Fascinating... also a meditation on the utter uselessness of the labels "liberal" and "conservative" adequately to describe Church matters.
Has anyone ever read that book "Why Catholics Can't Sing"? I have not, but I ran across a chapter from it on the internet. What it said was something I had never heard said explicitly, by anyone. Ever. It's probably not what you expect, either. But when I thought about it for a minute, it seemed to fit the facts I knew better than my current working model I had of the last hundred years or so of Church music history. While you read the article, think about the following (it'll make sense in a minute): Dorothy Day - big promoter of Gregorian chant; Hilaire Belloc - liked his Masses "low and short." Baroque conservativism - maintaining the mentality of the musical status quo railed against by popes from Benedict XIV to Benedict XVI; the reform "Liturgical Movement" of the 1800s - trying to restore Gregorian music (think Solesmes). It also helps explain the broad range of people who consider me something of a bothersome troublemaker when I start to talk about Church music.
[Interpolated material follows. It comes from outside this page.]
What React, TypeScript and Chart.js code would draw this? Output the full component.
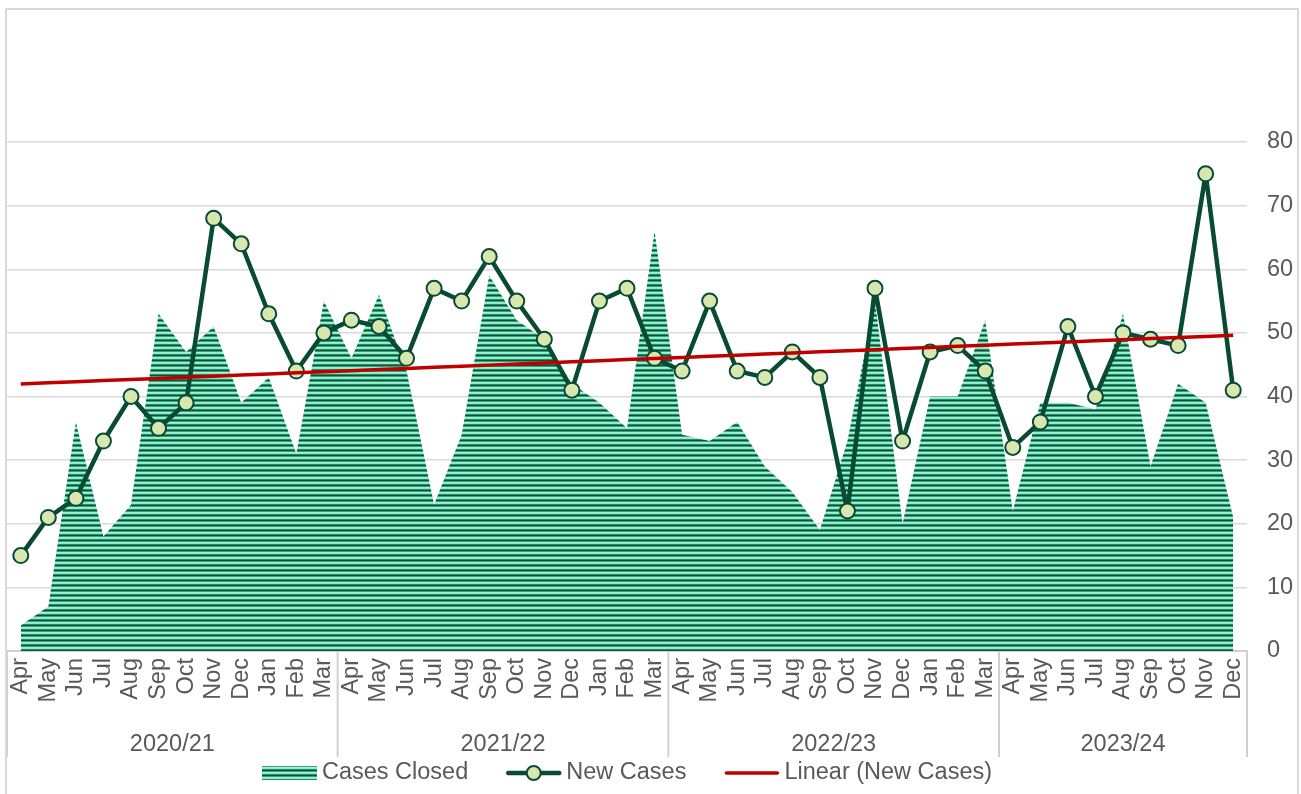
import React, { useEffect, useRef } from "react";
import { Chart, registerables } from "chart.js";

Chart.register(...registerables);

// ---- data ----
const fiscalMonths = ["Apr", "May", "Jun", "Jul", "Aug", "Sep", "Oct", "Nov", "Dec", "Jan", "Feb", "Mar"];
const years = ["2020/21", "2021/22", "2022/23", "2023/24"];
const yearSpans = [12, 12, 12, 9];
const monthLabels: string[] = yearSpans.flatMap((n) => fiscalMonths.slice(0, n));

const casesClosed = [
  4, 7, 36, 18, 23, 53, 47, 51, 39, 43, 31, 55,
  46, 56, 44, 23, 34, 59, 52, 49, 42, 39, 35, 66,
  34, 33, 36, 29, 25, 19, 33, 55, 20, 40, 40, 52,
  22, 39, 39, 38, 53, 29, 42, 39, 21,
];
const newCases = [
  15, 21, 24, 33, 40, 35, 39, 68, 64, 53, 44, 50,
  52, 51, 46, 57, 55, 62, 55, 49, 41, 55, 57, 46,
  44, 55, 44, 43, 47, 43, 22, 57, 33, 47, 48, 44,
  32, 36, 51, 40, 50, 49, 48, 75, 41,
];
const seriesNames = ["Cases Closed", "New Cases", "Linear (New Cases)"];
const yMin = 0;
const yMax = 80;
const yStep = 10;

// least-squares trend of New Cases (Excel "Linear" trendline)
function linearTrend(vals: number[]): number[] {
  const n = vals.length;
  const xs = vals.map((_, i) => i + 1);
  const mx = xs.reduce((a, b) => a + b, 0) / n;
  const my = vals.reduce((a, b) => a + b, 0) / n;
  let num = 0;
  let den = 0;
  xs.forEach((x, i) => {
    num += (x - mx) * (vals[i] - my);
    den += (x - mx) * (x - mx);
  });
  const slope = num / den;
  const icpt = my - slope * mx;
  return xs.map((x) => icpt + slope * x);
}
const trend = linearTrend(newCases);

// ---- style ----
const FONT = '"Liberation Sans", Arial, sans-serif';
const FS = 23.5;
const TEXT = "#595959";
const DARK = "#084b32";
const MARKER = "#d8e7b0";
const RED = "#c00000";
const GRID = "#d9d9d9";
const AXIS_H = 106;
const YAXIS_W = 46;

export default function App() {
  const ref = useRef<HTMLCanvasElement>(null);

  useEffect(() => {
    document.body.style.overflow = "hidden";
    const canvas = ref.current!;
    const ctx = canvas.getContext("2d")!;

    const pc = document.createElement("canvas");
    const stripes = ["#0b5238", "#3c9e7a", "#96f6d4", "#88ecc8", "#2f8868"];
    pc.width = 4;
    pc.height = stripes.length;
    const pctx = pc.getContext("2d")!;
    stripes.forEach((c, i) => {
      pctx.fillStyle = c;
      pctx.fillRect(0, i, 4, 1);
    });
    const pattern = ctx.createPattern(pc, "repeat")!;

    const groupsPlugin = {
      id: "groupsAndLegend",
      afterDraw(chart: any) {
        const { ctx: c, chartArea, scales } = chart;
        const x = scales.x;
        const top = chartArea.bottom;
        const bottom = top + AXIS_H;
        const step = x.getPixelForTick(1) - x.getPixelForTick(0);
        const bounds: number[] = [x.getPixelForTick(0) - step / 2];
        let idx = 0;
        yearSpans.forEach((n) => {
          idx += n;
          bounds.push(x.getPixelForTick(idx - 1) + step / 2);
        });
        c.save();
        c.strokeStyle = "#d0d0d0";
        c.lineWidth = 2;
        bounds.forEach((b) => {
          c.beginPath();
          c.moveTo(b, top);
          c.lineTo(b, bottom);
          c.stroke();
        });
        c.fillStyle = TEXT;
        c.font = `${FS}px ${FONT}`;
        c.textAlign = "center";
        c.textBaseline = "middle";
        years.forEach((y, i) => c.fillText(y, (bounds[i] + bounds[i + 1]) / 2, top + 94));

        // legend
        const sw = 55;
        const tg = 5;
        const ig = 38;
        const widths = seriesNames.map((s) => c.measureText(s).width);
        const total = seriesNames.length * (sw + tg) + widths.reduce((a, b) => a + b, 0) + ig * (seriesNames.length - 1);
        let cx = (chartArea.left + chartArea.right) / 2 - total / 2;
        const ly = chart.height - 21;
        seriesNames.forEach((s, i) => {
          if (i === 0) {
            c.fillStyle = pattern;
            c.fillRect(cx, ly - 7, sw, 14);
          } else if (i === 1) {
            c.strokeStyle = DARK;
            c.lineWidth = 4.5;
            c.lineCap = "round";
            c.beginPath();
            c.moveTo(cx + 2, ly);
            c.lineTo(cx + sw - 2, ly);
            c.stroke();
            c.beginPath();
            c.arc(cx + sw / 2, ly, 7, 0, Math.PI * 2);
            c.fillStyle = MARKER;
            c.fill();
            c.lineWidth = 2;
            c.stroke();
          } else {
            c.strokeStyle = RED;
            c.lineWidth = 3.5;
            c.lineCap = "round";
            c.beginPath();
            c.moveTo(cx + 2, ly);
            c.lineTo(cx + sw - 2, ly);
            c.stroke();
          }
          c.fillStyle = TEXT;
          c.textAlign = "left";
          c.fillText(s, cx + sw + tg, ly);
          cx += sw + tg + widths[i] + ig;
        });
        c.restore();
      },
    };

    const chart = new Chart(canvas, {
      type: "line",
      data: {
        labels: monthLabels,
        datasets: [
          {
            label: seriesNames[2],
            data: trend,
            borderColor: RED,
            borderWidth: 3.5,
            pointRadius: 0,
            fill: false,
            tension: 0,
            order: 0,
          },
          {
            label: seriesNames[1],
            data: newCases,
            borderColor: DARK,
            borderWidth: 4.5,
            borderJoinStyle: "round",
            pointRadius: 7.5,
            pointBorderWidth: 2,
            pointBackgroundColor: MARKER,
            pointBorderColor: DARK,
            fill: false,
            tension: 0,
            order: 1,
          },
          {
            label: seriesNames[0],
            data: casesClosed,
            borderColor: "transparent",
            borderWidth: 0,
            backgroundColor: pattern as any,
            fill: "origin",
            pointRadius: 0,
            tension: 0,
            order: 2,
          },
        ],
      },
      options: {
        responsive: false,
        animation: false,
        layout: { autoPadding: false, padding: { top: 132, right: 4, bottom: 37, left: 0 } },
        plugins: {
          legend: { display: false },
          tooltip: { enabled: false },
        },
        scales: {
          x: {
            offset: true,
            grid: { display: false, drawTicks: false },
            border: { display: true, color: "#d0d0d0", width: 2 },
            ticks: {
              autoSkip: false,
              minRotation: 90,
              maxRotation: 90,
              padding: 7,
              color: TEXT,
              font: { family: FONT, size: FS },
            },
            afterFit: (scale: any) => {
              scale.height = AXIS_H;
              scale.paddingLeft = 0;
              scale.paddingRight = 0;
            },
          },
          y: {
            position: "right",
            min: yMin,
            max: yMax,
            grid: { color: GRID, lineWidth: 1.5, drawTicks: false },
            border: { display: false },
            ticks: {
              stepSize: yStep,
              padding: 20,
              color: TEXT,
              font: { family: FONT, size: FS },
            },
            afterFit: (scale: any) => {
              scale.width = YAXIS_W;
            },
          },
        },
      },
      plugins: [groupsPlugin],
    });
    return () => chart.destroy();
  }, []);

  return (
    <div
      style={{
        position: "absolute",
        left: 5,
        top: 8,
        width: 1294,
        height: 786,
        border: "2px solid #d9d9d9",
        borderBottom: "none",
        boxSizing: "border-box",
        background: "#fff",
      }}
    >
      <canvas ref={ref} width={1290} height={784} style={{ display: "block" }} />
    </div>
  );
}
Please take a minute and read the whole thing, or come back and read it and then tell me what you think. I know it's long for a blog post - it's a couple pages. If you are a little weirded out by the "play" thing, be open-minded and give it a chance - Pope Benedict (well, Cardinal Ratzinger, but he stands behind his writing) uses exactly that language in the foreward to his book "The Spirit of the Liturgy." The link follows:
Thomas Day on "De-ritualization."
In case you are curious, here is a link to a fuller version of that H.L. Mencken passage that Day references. You should probably read the other article, the Day link above, before you read this one so that you have more context.

I'll have to (re)read the chapter later, but I wanted to note that while Ratzinger mentions the idea of liturgy as "play", he proceeds to leave that idea aside and dig for something deeper (I don't remember what).